§ Exercise goal: Return the material exactly, first line through the line containing "const sprayMarkY = 13.84;", and nothing more. Pictures stay out.

*** Available data

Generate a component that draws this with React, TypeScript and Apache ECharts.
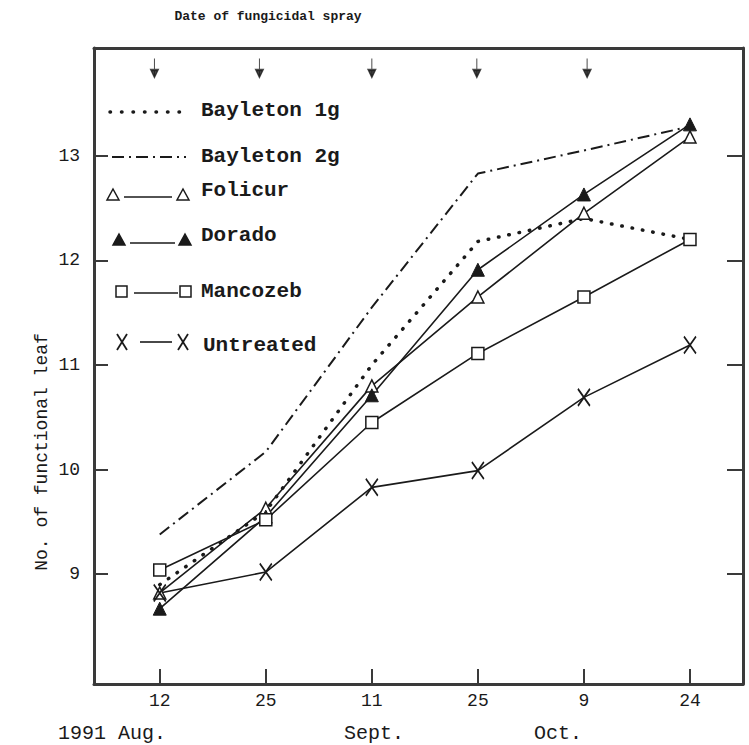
import React, { useEffect, useRef } from "react";
import * as echarts from "echarts";

const dayLabels = ["12", "25", "11", "25", "9", "24"];
const monthLabels = ["1991 Aug.", "Sept.", "Oct."];
const yTicks = [9, 10, 11, 12, 13];
const sprayDates = [-0.05, 0.94, 2.0, 2.99, 4.03];
const sprayMarkY = 13.84;

const bayleton1g = [8.9, 9.6, 11.0, 12.18, 12.4, 12.2];
const bayleton2g = [9.38, 10.17, 11.55, 12.83, 13.05, 13.28];
const folicur = [8.82, 9.63, 10.8, 11.65, 12.45, 13.18];
const dorado = [8.67, 9.55, 10.71, 11.91, 12.63, 13.3];
const mancozeb = [9.04, 9.52, 10.45, 11.11, 11.65, 12.2];
const untreated = [8.82, 9.02, 9.83, 9.99, 10.69, 11.19];

const FONT = '"Liberation Mono", "DejaVu Sans Mono", monospace';
const INK = "#1a1a1a";
const AXIS = "#3a3a3a";
const X_PATH = "path://M0,0 L10,16 M10,0 L0,16";
const ARROW_PATH = "path://M4,0 L4,18 M1.5,11 L4,18 L6.5,11 Z";

const toPairs = (arr: number[]) => arr.map((v, i) => [i, v]);

function buildOption() {
  const lineBase = { type: "line", symbolKeepAspect: false, z: 3 } as any;
  const legendRows: any[] = [];
  const txt = (label: string, x: number, y: number) => ({
    type: "text",
    x,
    y,
    style: {
      text: label,
      font: `bold 21px ${FONT}`,
      fill: INK,
      textVerticalAlign: "middle",
    },
  });
  legendRows.push({
    type: "line",
    shape: { x1: 110, y1: 112, x2: 180, y2: 112 },
    style: { stroke: INK, lineWidth: 3.5, lineDash: [0.5, 11], lineCap: "round" },
  });
  legendRows.push(txt("Bayleton 1g", 201, 110));
  legendRows.push({
    type: "line",
    shape: { x1: 112, y1: 157, x2: 186, y2: 157 },
    style: { stroke: INK, lineWidth: 2, lineDash: [12, 5, 2, 5], lineCap: "butt" },
  });
  legendRows.push(txt("Bayleton 2g", 201, 156));
  const tri = (cx: number, cy: number, fill: string) => ({
    type: "polygon",
    shape: { points: [[cx, cy - 6], [cx + 6, cy + 5], [cx - 6, cy + 5]] },
    style: { fill, stroke: INK, lineWidth: 1.5 },
  });
  legendRows.push(tri(113, 195, "#fff"), tri(183, 195, "#fff"));
  legendRows.push({ type: "line", shape: { x1: 124, y1: 197, x2: 172, y2: 197 }, style: { stroke: INK, lineWidth: 1.6 } });
  legendRows.push(txt("Folicur", 201, 190));
  legendRows.push(tri(119, 240, INK), tri(185, 240, INK));
  legendRows.push({ type: "line", shape: { x1: 130, y1: 243, x2: 175, y2: 243 }, style: { stroke: INK, lineWidth: 1.6 } });
  legendRows.push(txt("Dorado", 201, 235));
  legendRows.push({ type: "rect", shape: { x: 116, y: 286, width: 11, height: 11 }, style: { fill: "#fff", stroke: INK, lineWidth: 1.5 } });
  legendRows.push({ type: "rect", shape: { x: 180, y: 286, width: 11, height: 11 }, style: { fill: "#fff", stroke: INK, lineWidth: 1.5 } });
  legendRows.push({ type: "line", shape: { x1: 134, y1: 293, x2: 178, y2: 293 }, style: { stroke: INK, lineWidth: 1.6 } });
  legendRows.push(txt("Mancozeb", 201, 291));
  const cross = (cx: number, cy: number) => [
    { type: "line", shape: { x1: cx - 5, y1: cy - 8, x2: cx + 5, y2: cy + 8 }, style: { stroke: INK, lineWidth: 1.8 } },
    { type: "line", shape: { x1: cx + 5, y1: cy - 8, x2: cx - 5, y2: cy + 8 }, style: { stroke: INK, lineWidth: 1.8 } },
  ];
  legendRows.push(...cross(122, 342), ...cross(183, 342));
  legendRows.push({ type: "line", shape: { x1: 140, y1: 342, x2: 172, y2: 342 }, style: { stroke: INK, lineWidth: 1.6 } });
  legendRows.push(txt("Untreated", 203, 345));

  const monthX = [112, 374, 558];
  const months = monthLabels.map((m, i) => ({
    type: "text",
    x: monthX[i],
    y: 733,
    style: { text: m, font: `20px ${FONT}`, fill: INK, textAlign: "center", textVerticalAlign: "middle" },
  }));

  const yAxisBase = {
    type: "value",
    min: 7.95,
    max: 14.03,
    splitLine: { show: false },
  };

  return {
    animation: false,
    backgroundColor: "#fff",
    title: {
      text: "Date of fungicidal spray",
      left: 263,
      top: 5,
      textAlign: "center",
      textStyle: { fontFamily: FONT, fontSize: 13, fontWeight: "bold", color: INK },
    },
    grid: { left: 94, top: 48, right: 6, bottom: 61, containLabel: false },
    xAxis: [
      {
        type: "value",
        min: -0.62,
        max: 5.5,
        position: "bottom",
        axisLine: { show: true, onZero: false, lineStyle: { color: AXIS, width: 3 } },
        axisTick: { show: true, inside: true, length: 15, customValues: [0, 1, 2, 3, 4, 5], lineStyle: { color: AXIS, width: 2 } },
        axisLabel: {
          customValues: [0, 1, 2, 3, 4, 5],
          formatter: (v: number) => dayLabels[Math.round(v)] ?? "",
          margin: 8,
          fontFamily: FONT,
          fontSize: 18,
          color: INK,
        },
        splitLine: { show: false },
      },
      {
        type: "value",
        min: -0.62,
        max: 5.5,
        position: "top",
        axisLine: { show: true, onZero: false, lineStyle: { color: AXIS, width: 3 } },
        axisTick: { show: false },
        axisLabel: { show: false },
        splitLine: { show: false },
      },
    ],
    yAxis: [
      {
        ...yAxisBase,
        position: "left",
        axisLine: { show: true, onZero: false, lineStyle: { color: AXIS, width: 3 } },
        axisTick: { show: true, inside: true, length: 14, customValues: yTicks, lineStyle: { color: AXIS, width: 2 } },
        axisLabel: {
          customValues: yTicks,
          formatter: (v: number) => String(Math.round(v)),
          margin: 14,
          fontFamily: FONT,
          fontSize: 18,
          color: INK,
        },
      },
      {
        ...yAxisBase,
        position: "right",
        axisLine: { show: true, onZero: false, lineStyle: { color: AXIS, width: 3 } },
        axisTick: { show: true, inside: true, length: 16, customValues: yTicks, lineStyle: { color: AXIS, width: 2 } },
        axisLabel: { show: false },
      },
    ],
    graphic: [
      ...legendRows,
      ...months,
      {
        type: "text",
        x: 42,
        y: 452,
        rotation: Math.PI / 2,
        style: {
          text: "No. of functional leaf",
          font: `18px ${FONT}`,
          fill: INK,
          textAlign: "center",
          textVerticalAlign: "middle",
        },
      },
    ],
    series: [
      {
        ...lineBase,
        name: "Bayleton 1g",
        data: toPairs(bayleton1g),
        showSymbol: false,
        symbol: "none",
        lineStyle: { color: INK, width: 3.5, type: [0.5, 10], cap: "round" },
      },
      {
        ...lineBase,
        name: "Bayleton 2g",
        data: toPairs(bayleton2g),
        symbol: "none",
        lineStyle: { color: INK, width: 2, type: [12, 5, 2, 5] },
      },
      {
        ...lineBase,
        name: "Folicur",
        data: toPairs(folicur),
        symbol: "triangle",
        symbolSize: 12,
        itemStyle: { color: "#fff", borderColor: INK, borderWidth: 1.5 },
        lineStyle: { color: INK, width: 1.6 },
      },
      {
        ...lineBase,
        name: "Dorado",
        data: toPairs(dorado),
        symbol: "triangle",
        symbolSize: 13,
        itemStyle: { color: INK, borderColor: INK, borderWidth: 1 },
        lineStyle: { color: INK, width: 1.6 },
      },
      {
        ...lineBase,
        name: "Mancozeb",
        data: toPairs(mancozeb),
        symbol: "rect",
        symbolSize: 12,
        itemStyle: { color: "#fff", borderColor: INK, borderWidth: 1.5 },
        lineStyle: { color: INK, width: 1.6 },
      },
      {
        ...lineBase,
        name: "Untreated",
        data: toPairs(untreated),
        symbol: X_PATH,
        symbolSize: [12, 17],
        itemStyle: { color: "none", borderColor: INK, borderWidth: 1.8 },
        lineStyle: { color: INK, width: 1.6 },
      },
      {
        type: "scatter",
        name: "Spray",
        data: sprayDates.map((d) => [d, sprayMarkY]),
        symbol: ARROW_PATH,
        symbolSize: [7, 19],
        silent: true,
        itemStyle: { color: INK, borderColor: INK, borderWidth: 1.6 },
      },
    ],
  };
}

export default function App() {
  const ref = useRef<HTMLDivElement>(null);
  useEffect(() => {
    if (!ref.current) return;
    const chart = echarts.init(ref.current, null, { renderer: "svg" });
    chart.setOption(buildOption() as any);
    return () => chart.dispose();
  }, []);
  return (
    <div
      ref={ref}
      style={{ position: "absolute", left: 0, top: 0, width: 749, height: 745, background: "#fff" }}
    />
  );
}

******

§ Answer to the task:
Generate a component that draws this with React, TypeScript and Apache ECharts.
import React, { useEffect, useRef } from "react";
import * as echarts from "echarts";

const dayLabels = ["12", "25", "11", "25", "9", "24"];
const monthLabels = ["1991 Aug.", "Sept.", "Oct."];
const yTicks = [9, 10, 11, 12, 13];
const sprayDates = [-0.05, 0.94, 2.0, 2.99, 4.03];
const sprayMarkY = 13.84;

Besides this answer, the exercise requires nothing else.